Before Christmas, Philip Hammond said that “thoughtful politicians” and officials on both sides of the Channel supported a longer time frame than provided for by the two-year Article 50 process.

“Having a longer period to manage the adjustment between where we are now as full members of the European Union and where we get to in the future as a result of the negotiations that we will be conducting would be generally helpful,” he told the Treasury select committee.

He might still believe that is the case, but, in his interview with RTE tonight, that route certainly did not sound like the preferred option.

“Our first objective will clearly be to try to get everything negotiated and completed by April 2019,” he said.

Many businesses, and certainly the finance sector concerned about the complexity of unravelling a 40-year-old relationship, believe that is simply not possible without significant damage to UK/EU economic relations.


The chancellor dwelt on the importance of negotiating a deal with the UK’s 27 counterparts who will remain in the EU.
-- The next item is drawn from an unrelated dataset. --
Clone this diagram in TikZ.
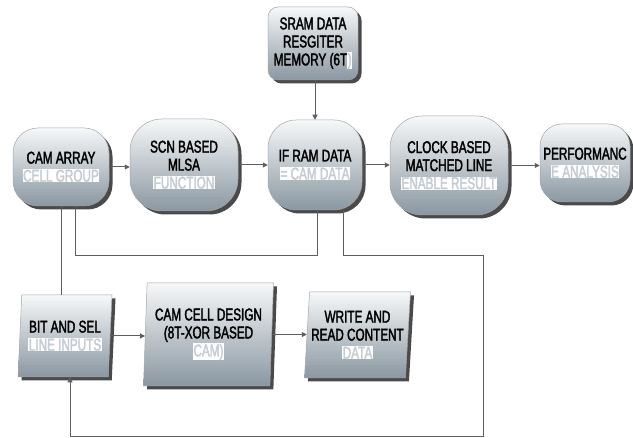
\documentclass[tikz,border=0pt]{standalone}
\usepackage{fontspec}
\setmainfont{Liberation Sans}[FakeStretch=0.69,FakeBold=2]
\usetikzlibrary{shapes.geometric,shadows,arrows.meta}
\definecolor{boxtop}{HTML}{F6F8F9}
\definecolor{boxbot}{HTML}{8A97A1}
\definecolor{hlgray}{HTML}{C4CCD3}
\definecolor{linec}{HTML}{5E5E5E}
\definecolor{shadowc}{HTML}{4A4A4A}
\newcommand\hlt[1]{{\setlength\fboxsep{0.6pt}\colorbox{white}{\textcolor{hlgray}{#1}}}}
\begin{document}
\begin{tikzpicture}[x=1pt,y=-1pt,
 font=\fontsize{17}{18}\selectfont,
 boxbase/.style={draw=gray!70, line width=0.5pt, top color=boxtop, bottom color=boxbot,
   inner sep=0pt, align=center,
   drop shadow={shadow xshift=3.5pt, shadow yshift=-3.5pt, fill=shadowc, opacity=1}},
 roundbox/.style={boxbase, rectangle, rounded corners=#1},
 slantbox/.style={boxbase, trapezium, trapezium left angle=#1, trapezium right angle=180-#1,
   trapezium stretches body=true},
 link/.style={draw=linec, line width=1pt},
 arr/.style={link, -{Triangle[length=5pt,width=5pt]}},
]
\useasboundingbox[fill=white] (0,0) rectangle (633,438);

% top row
\node[roundbox=10pt, minimum width=90pt, minimum height=73pt] (sram) at (313,43.5)
  {SRAM DATA\\RESGITER\\MEMORY (6T\hlt{)}};
\node[roundbox=25pt, minimum width=96pt, minimum height=78pt] (cam) at (61,167)
  {CAM ARRAY\\\hlt{CELL GROUP}};
\node[roundbox=32pt, minimum width=108pt, minimum height=92pt] (scn) at (184,165)
  {SCN BASED\\MLSA\\\hlt{FUNCTION}};
\node[roundbox=28pt, minimum width=94pt, minimum height=90pt] (ifram) at (315,165)
  {IF RAM DATA\\\hlt{= CAM DATA}};
\node[roundbox=32pt, minimum width=118pt, minimum height=99pt] (clock) at (449,165.5)
  {CLOCK BASED\\MATCHED LINE\\\hlt{ENABLE RESULT}};
\node[roundbox=22pt, minimum width=90pt, minimum height=78pt] (perf) at (585,163)
  {PERFORMANC\\\hlt{E ANALYSIS}};

% bottom row
\node[slantbox=83, minimum width=94pt, minimum height=82pt] (bit) at (65,336)
  {BIT AND SEL\\\hlt{LINE INPUTS}};
\node[slantbox=86, minimum width=130pt, minimum height=103pt] (camcell) at (208.5,334.5)
  {CAM CELL DESIGN\\(8T-XOR BASED\\\hlt{CAM)}};
\node[slantbox=84, minimum width=106pt, minimum height=86pt] (write) at (357.5,335)
  {WRITE AND\\READ CONTENT\\\hlt{DATA}};

% junction coordinates
\coordinate (ja) at (75,256);
\coordinate (jb) at (317,256);
\coordinate (jc) at (343,256);
\coordinate (jd) at (483,256);
\coordinate (je) at (483,437);
\coordinate (jf) at (70,437);

% connectors
\draw[arr] (cam.east) -- (cam.east -| scn.west);
\draw[arr] (scn.east) -- (scn.east -| ifram.west);
\draw[arr] (ifram.east) -- (ifram.east -| clock.west);
\draw[arr] (clock.east) -- (clock.east -| perf.west);
\draw[arr] (sram.south -| ifram.north) -- (ifram.north);
\draw[link] (cam.south) -- (cam.south |- bit.north);
\draw[link] (ja |- cam.south) -- (ja) -- (jb) -- (jb |- ifram.south);
\draw[arr] (jc |- ifram.south) -- (jc) -- (jd) -- (je) -- (jf) -- (jf |- bit.south);
\draw[arr] (bit.east) -- (bit.east -| camcell.west);
\draw[arr] (camcell.east) -- (camcell.east -| write.west);
\end{tikzpicture}
\end{document}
He said: “As we go forward we will also want to explore how we can get to a position where Ireland, Germany and France are able to carry on trading with the UK bearing in mind we run a huge trade deficit with our EU partners.

“But we want to keep our markets open to our EU partners, we want our companies to be able to access the markets of our EU neighbours in the future.

“Let’s explore what the options are and how we can get out of this a win-win situation that delivers for the economies of the European Union and of the UK while respecting those political red lines,” he added.

‘Clear’ on immigration

Mr Hammond also reiterated the government’s view, emphasised by Mrs May, that regaining control of immigration policy was a top priority.

“We are clear that at the end of the process we have to be able to control migration into the UK,” he said.

“That is a clear message, a clear mandate that we took from the electorate on June 23rd.”